The rover is a linebacker/defensive back hybrid who is positioned five yards off the line. The rover is just opposite the Mike linebacker and inside the opposite offensive tackle. The rover is responsible for containment on strong side runs as well as plugging any open gaps. On weak side runs, he gets downhill and protects against the cut-back. On passing plays, the rover covers his near back against two back sets. He is responsible for the extra receiver in aceback formations. For the last two years Steve Erzinger has started at rover. Erzinger had his finest game, dumb roughing penalty aside, in the Black Knights last game with Rutgers.

The base defense for the double eagle flex is Cover 1. Cover 1 uses one safety in deep coverage. The Cover 1 has the strong safety play closer to the line. This is commonly referred to as a defense having "eight men in the box" which simply means a combination of seven linemen and linebackers and a SAM safety closer to the line. This helps explain why historically the double eagle flex is a difficult defense to run on despite it's origins as a defense to defend against the pass in the Canadian Football League.

The secondary setup is pretty basic with a field cornerback and boundary side corner. The field corner is the most demanding position to play in this defense. The field cornerback has to be the best cover man because he will often be one-on-one with the best receiver and have no safety help. Those playing the field corner position at Army most often draw the ire of fans on the Black Knight Alley forum. Mario Hill received the grief last year when we was beaten a handful of times and Antuan Aaron who has been inconsistent is this year's target.

When asked about the corner play Rich Ellerson stated "maybe our expectation (after taking the Army job ) that the corner position (in the flex) may have been a concern. It really hasn't been. It's been well played." The boundary corner is typically responsible for jamming at the line of scrimmage and funneling the receiver to the free safety.
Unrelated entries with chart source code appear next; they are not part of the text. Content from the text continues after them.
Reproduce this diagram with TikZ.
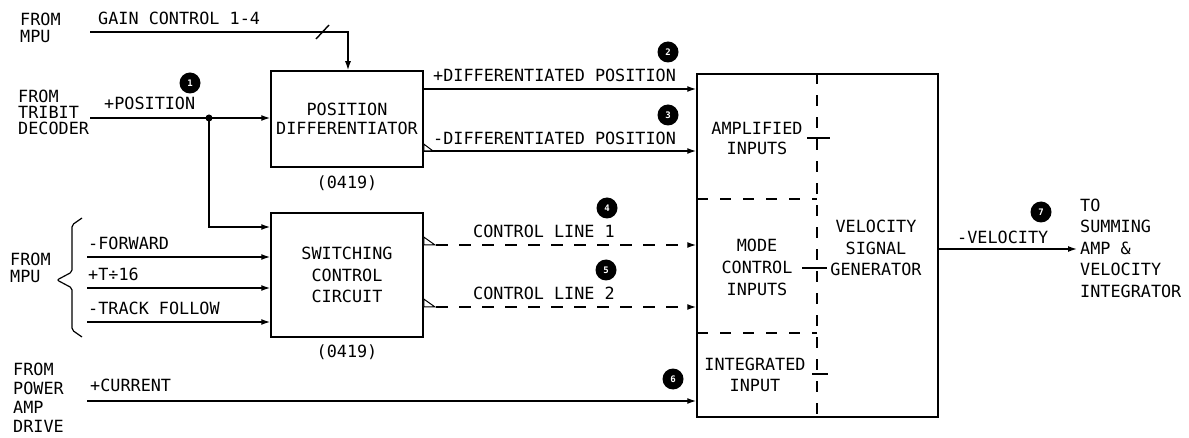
\documentclass[tikz,border=0pt]{standalone}
\usepackage{fontspec}
\setmainfont{DejaVu Sans Mono}
\usetikzlibrary{arrows.meta}
\begin{document}
\begin{tikzpicture}[x=1pt,y=-1pt,
  every node/.style={font=\fontsize{16.8}{20}\selectfont, inner sep=0pt},
  blk/.style={draw, line width=1.5pt, minimum width=152pt, align=center},
  lbl/.style={anchor=west},
  wire/.style={line width=1.4pt},
  arr/.style={wire, -{Latex[length=9pt,width=6pt]}},
  dsh/.style={dash pattern=on 12pt off 11pt},
  num/.style={circle, fill=black, text=white, minimum size=21pt, font=\fontsize{9}{9}\selectfont\bfseries},
  inv/.style={line width=1pt, fill=white}
]
\useasboundingbox (0,0) rectangle (1189,438);

% ---- blocks
\node[blk, minimum height=96pt] (pd) at (347,119) {POSITION\\[-1pt]DIFFERENTIATOR};
\node[blk, minimum height=124pt, font=\fontsize{16.8}{21.5}\selectfont] (sc) at (347,275) {SWITCHING\\CONTROL\\CIRCUIT};
\node[blk, minimum width=241pt, minimum height=343pt] (vg) at (817.5,245.5) {};
\node (pdn) at (347,183) {(0419)};
\node (scn) at (347,352) {(0419)};

% ---- internal partitions
\draw[wire, dash pattern=on 11pt off 11pt] (vg.north -| 817,0) -- (vg.south -| 817,0);
\draw[wire, dash pattern=on 11pt off 12pt] (697,199) -- (817,199);
\draw[wire, dash pattern=on 11pt off 12pt] (697,333) -- (817,333);
\draw[wire] (807,138) -- (830,138);
\draw[wire] (802,268) -- (827,268);
\draw[wire] (812,374) -- (828,374);

\node[align=center, font=\fontsize{16.8}{20}\selectfont] (amp) at (757,138) {AMPLIFIED\\INPUTS};
\node[align=center, font=\fontsize{16.8}{22}\selectfont] (mode) at (757,267) {MODE\\CONTROL\\INPUTS};
\node[align=center, font=\fontsize{16.8}{21}\selectfont] (intg) at (755,375) {INTEGRATED\\INPUT};
\node[align=center, font=\fontsize{16.8}{21.5}\selectfont] (vsg) at (876,248) {VELOCITY\\SIGNAL\\GENERATOR};

% ---- left labels
\node[lbl, align=left, font=\fontsize{16.8}{17}\selectfont] (fmpu1) at (20,28) {FROM\\MPU};
\node[lbl] (gain) at (98,18) {GAIN CONTROL 1-4};
\node[lbl, align=left, font=\fontsize{16.8}{16}\selectfont] (ftri) at (18,112) {FROM\\TRIBIT\\DECODER};
\node[lbl] (pos) at (104,103) {+POSITION};
\node[lbl, align=left, font=\fontsize{16.8}{17}\selectfont] (fmpu2) at (10,268) {FROM\\MPU};
\node[lbl] (fwdl) at (88,243) {-FORWARD};
\node[lbl] (tl) at (88,274) {+T÷16};
\node[lbl] (trl) at (88,308) {-TRACK FOLLOW};
\node[lbl, align=left, font=\fontsize{16.8}{19}\selectfont] (fpow) at (13,398) {FROM\\POWER\\AMP\\DRIVE};
\node[lbl] (curl) at (90,385) {+CURRENT};

% ---- brace
\draw[wire, line width=1.2pt, rounded corners=2pt] (82,218) -- (72,225) -- (72,272) -- (57,280) -- (72,288) -- (72,330) -- (82,337);

% ---- connectors
\coordinate (gsrc) at (90,32);
\coordinate (gcor) at (348,32);
\draw[arr] (gsrc) -- (gcor) -- (gcor |- pd.north);
\draw[wire] (316,39) -- (329,25);

\coordinate (psrc) at (90,118);
\coordinate (split) at (209,118);
\coordinate (pcor) at (209,227);
\draw[arr] (psrc) -- (pd.west |- psrc);
\draw[arr] (split) -- (pcor) -- (sc.west |- pcor);
\fill (split) circle (3.5pt);

\coordinate (fwd) at (87,257);
\coordinate (tsrc) at (87,288);
\coordinate (trk) at (87,322);
\coordinate (cur) at (87,401);
\draw[arr] (fwd) -- (sc.west |- fwd);
\draw[arr] (tsrc) -- (sc.west |- tsrc);
\draw[arr] (trk) -- (sc.west |- trk);
\draw[arr] (cur) -- (vg.west |- cur);

\coordinate (dp) at (0,89);
\coordinate (dm) at (0,151);
\draw[arr] (pd.east |- dp) -- (vg.west |- dp);
\draw[arr] (pd.east |- dm) -- (vg.west |- dm);
\draw[inv] (pd.east |- 0,144) -- (433,151) -- (pd.east |- dm) -- cycle;

\coordinate (c1a) at (436,245);
\coordinate (c2a) at (436,307);
\draw[arr, dsh] (c1a) -- (vg.west |- c1a);
\draw[arr, dsh] (c2a) -- (vg.west |- c2a);
\draw[inv] (sc.east |- 0,237) -- (435,245) -- (sc.east |- c1a) -- cycle;
\draw[inv] (sc.east |- 0,299) -- (435,307) -- (sc.east |- c2a) -- cycle;

\coordinate (vout) at (0,249);
\coordinate (vend) at (1077,249);
\draw[arr] (vg.east |- vout) -- (vend);

% ---- connector labels
\node[lbl] (dpl) at (433,75) {+DIFFERENTIATED POSITION};
\node[lbl] (dml) at (433,138) {-DIFFERENTIATED POSITION};
\node[lbl] (cl1) at (473,231) {CONTROL LINE 1};
\node[lbl] (cl2) at (473,293) {CONTROL LINE 2};
\node[lbl] (vel) at (957,237) {-VELOCITY};
\node[lbl, align=left, font=\fontsize{16.8}{21.5}\selectfont] (to) at (1080,248) {TO\\SUMMING\\AMP \&\\VELOCITY\\INTEGRATOR};

% ---- numbered markers
\node[num] (n1) at (190,83) {1};
\node[num] (n2) at (668,52) {2};
\node[num] (n3) at (668,115) {3};
\node[num] (n4) at (607,208) {4};
\node[num] (n5) at (606,270) {5};
\node[num] (n6) at (673,379) {6};
\node[num] (n7) at (1041,212) {7};
\end{tikzpicture}
\end{document}
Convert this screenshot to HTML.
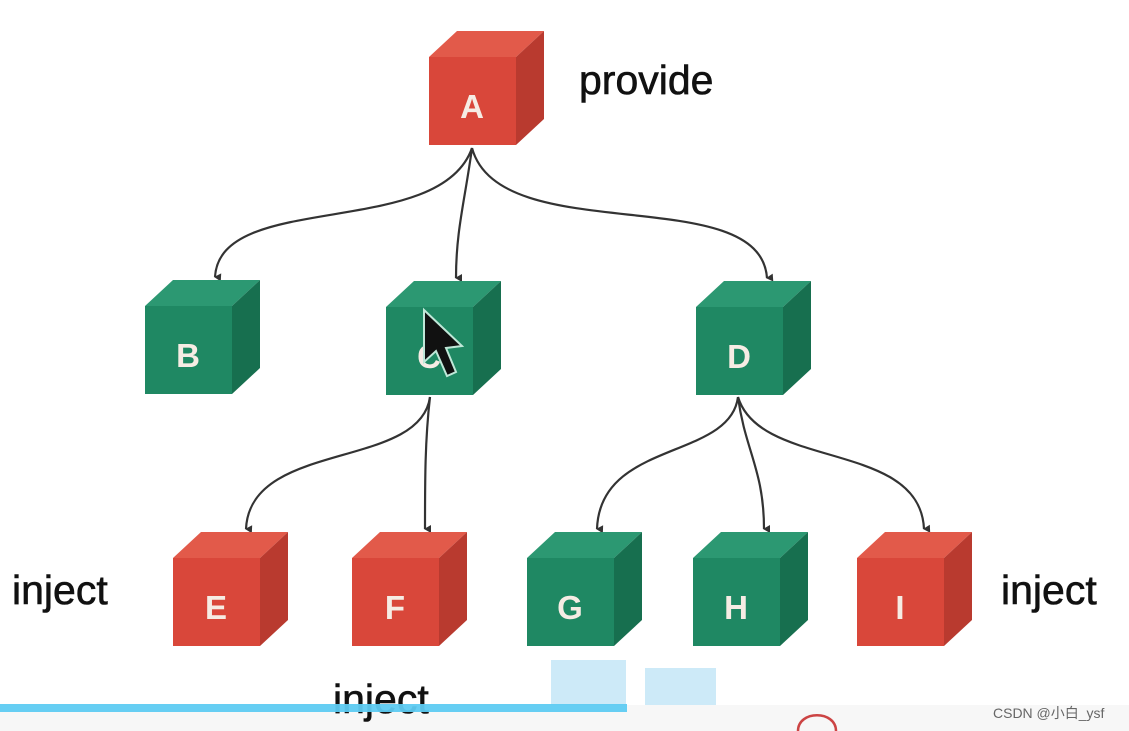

Josh Jackson and Richard King have split time most of the time here.

The free safety typically lines up eight to twelve yards from the line of scrimmage and has center field duties against the pass. He also has to get up quick against the run to play the alleys. Donovan Travis despite not being a burner does an excellent job. Army' s pass defense struggled earlier in the year when Travis had shoulder problems that has limited his playing time. The strong safety is actually a hybrid safety/linebacker. Donnie Dixon is a solid player against the run but isn't that fast and struggles often in pass coverage. The Sam safety will line up in an 8 technique, usually line up outside tight end. Against a blocking tight end, the SAM safety secures the D gap. The gap outside of the tight end or between the offensive tackle and wide receiver. Against the pass, the SAM safety jams the tight end and funnels him inside to the free safety.

The double eagle flex features multiple fronts and blitzes. It is a pressure defense designed to confuse linemen and disrupt blocking schemes. Up front the defensive line employs a lot of stunts, slants and twists designed to create quick pressure. The double eagle flex is a rare defense that is very hard for offenses to read and exploit. The defense's multiple eight man front has made Army a much better team defending the run and creates a lot more sacks and negative plays than they did in the Brock and Ross eras.